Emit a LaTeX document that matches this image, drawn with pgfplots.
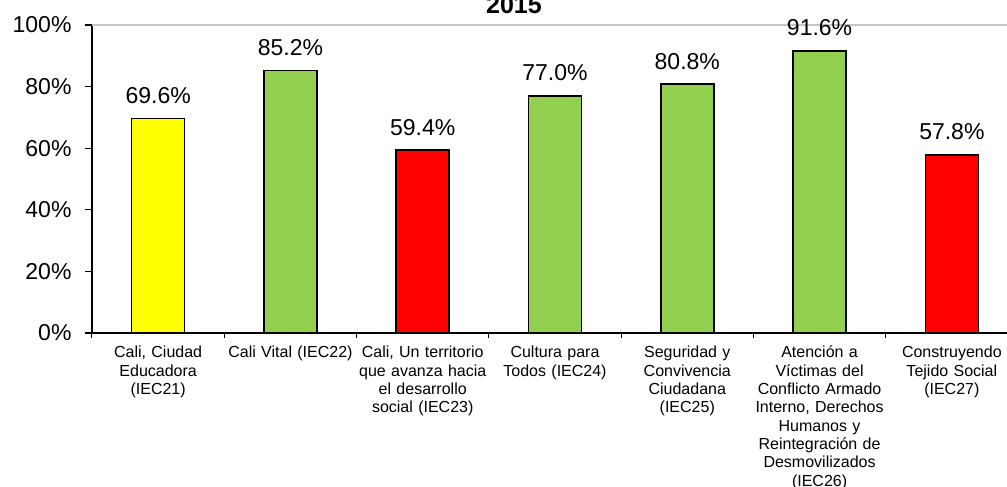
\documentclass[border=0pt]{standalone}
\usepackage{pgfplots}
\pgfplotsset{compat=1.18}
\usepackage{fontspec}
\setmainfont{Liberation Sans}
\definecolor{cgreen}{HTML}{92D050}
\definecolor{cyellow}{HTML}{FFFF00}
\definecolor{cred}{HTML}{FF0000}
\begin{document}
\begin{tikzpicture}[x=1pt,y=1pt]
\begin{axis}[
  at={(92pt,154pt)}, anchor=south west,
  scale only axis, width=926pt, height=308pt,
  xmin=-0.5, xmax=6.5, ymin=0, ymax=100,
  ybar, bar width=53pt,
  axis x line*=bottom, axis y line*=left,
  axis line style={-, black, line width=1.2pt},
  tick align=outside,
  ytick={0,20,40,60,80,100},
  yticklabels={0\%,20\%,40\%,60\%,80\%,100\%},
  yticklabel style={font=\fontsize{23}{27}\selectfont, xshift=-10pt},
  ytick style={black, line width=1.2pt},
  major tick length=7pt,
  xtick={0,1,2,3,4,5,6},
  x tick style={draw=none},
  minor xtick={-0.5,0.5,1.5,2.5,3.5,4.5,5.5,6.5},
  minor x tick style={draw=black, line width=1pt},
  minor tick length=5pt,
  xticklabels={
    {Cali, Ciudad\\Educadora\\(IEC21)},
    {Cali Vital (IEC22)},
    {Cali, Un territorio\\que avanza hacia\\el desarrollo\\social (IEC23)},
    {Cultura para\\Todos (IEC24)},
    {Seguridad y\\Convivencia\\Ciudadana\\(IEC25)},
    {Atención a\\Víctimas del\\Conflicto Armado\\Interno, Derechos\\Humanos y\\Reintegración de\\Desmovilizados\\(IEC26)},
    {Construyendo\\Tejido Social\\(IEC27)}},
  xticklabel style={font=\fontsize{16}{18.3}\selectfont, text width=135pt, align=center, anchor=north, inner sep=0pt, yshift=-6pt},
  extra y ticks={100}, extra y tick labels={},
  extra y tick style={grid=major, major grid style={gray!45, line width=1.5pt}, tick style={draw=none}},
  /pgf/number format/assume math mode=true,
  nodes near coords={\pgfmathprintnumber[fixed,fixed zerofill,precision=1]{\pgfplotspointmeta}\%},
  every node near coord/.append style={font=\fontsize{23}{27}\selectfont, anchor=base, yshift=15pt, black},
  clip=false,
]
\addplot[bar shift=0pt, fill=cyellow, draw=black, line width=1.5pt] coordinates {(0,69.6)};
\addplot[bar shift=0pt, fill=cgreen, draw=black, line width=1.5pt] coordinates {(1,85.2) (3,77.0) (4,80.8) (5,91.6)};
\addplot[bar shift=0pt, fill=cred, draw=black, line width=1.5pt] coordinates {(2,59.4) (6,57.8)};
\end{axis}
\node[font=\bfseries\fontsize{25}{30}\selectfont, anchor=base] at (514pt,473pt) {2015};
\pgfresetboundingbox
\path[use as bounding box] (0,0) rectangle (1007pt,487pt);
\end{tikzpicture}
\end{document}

********

From the data above, write out everything exactly except the pictures.

Emit a LaTeX document that matches this image, drawn with pgfplots.
\documentclass[border=0pt]{standalone}
\usepackage{pgfplots}
\pgfplotsset{compat=1.18}
\usepackage{fontspec}
\setmainfont{Liberation Sans}
\definecolor{cgreen}{HTML}{92D050}
\definecolor{cyellow}{HTML}{FFFF00}
\definecolor{cred}{HTML}{FF0000}
\begin{document}
\begin{tikzpicture}[x=1pt,y=1pt]
\begin{axis}[
  at={(92pt,154pt)}, anchor=south west,
  scale only axis, width=926pt, height=308pt,
  xmin=-0.5, xmax=6.5, ymin=0, ymax=100,
  ybar, bar width=53pt,
  axis x line*=bottom, axis y line*=left,
  axis line style={-, black, line width=1.2pt},
  tick align=outside,
  ytick={0,20,40,60,80,100},
  yticklabels={0\%,20\%,40\%,60\%,80\%,100\%},
  yticklabel style={font=\fontsize{23}{27}\selectfont, xshift=-10pt},
  ytick style={black, line width=1.2pt},
  major tick length=7pt,
  xtick={0,1,2,3,4,5,6},
  x tick style={draw=none},
  minor xtick={-0.5,0.5,1.5,2.5,3.5,4.5,5.5,6.5},
  minor x tick style={draw=black, line width=1pt},
  minor tick length=5pt,
  xticklabels={
    {Cali, Ciudad\\Educadora\\(IEC21)},
    {Cali Vital (IEC22)},
    {Cali, Un territorio\\que avanza hacia\\el desarrollo\\social (IEC23)},
    {Cultura para\\Todos (IEC24)},
    {Seguridad y\\Convivencia\\Ciudadana\\(IEC25)},
    {Atención a\\Víctimas del\\Conflicto Armado\\Interno, Derechos\\Humanos y\\Reintegración de\\Desmovilizados\\(IEC26)},
    {Construyendo\\Tejido Social\\(IEC27)}},
  xticklabel style={font=\fontsize{16}{18.3}\selectfont, text width=135pt, align=center, anchor=north, inner sep=0pt, yshift=-6pt},
  extra y ticks={100}, extra y tick labels={},
  extra y tick style={grid=major, major grid style={gray!45, line width=1.5pt}, tick style={draw=none}},
  /pgf/number format/assume math mode=true,
  nodes near coords={\pgfmathprintnumber[fixed,fixed zerofill,precision=1]{\pgfplotspointmeta}\%},
  every node near coord/.append style={font=\fontsize{23}{27}\selectfont, anchor=base, yshift=15pt, black},
  clip=false,
]
\addplot[bar shift=0pt, fill=cyellow, draw=black, line width=1.5pt] coordinates {(0,69.6)};
\addplot[bar shift=0pt, fill=cgreen, draw=black, line width=1.5pt] coordinates {(1,85.2) (3,77.0) (4,80.8) (5,91.6)};
\addplot[bar shift=0pt, fill=cred, draw=black, line width=1.5pt] coordinates {(2,59.4) (6,57.8)};
\end{axis}
\node[font=\bfseries\fontsize{25}{30}\selectfont, anchor=base] at (514pt,473pt) {2015};
\pgfresetboundingbox
\path[use as bounding box] (0,0) rectangle (1007pt,487pt);
\end{tikzpicture}
\end{document}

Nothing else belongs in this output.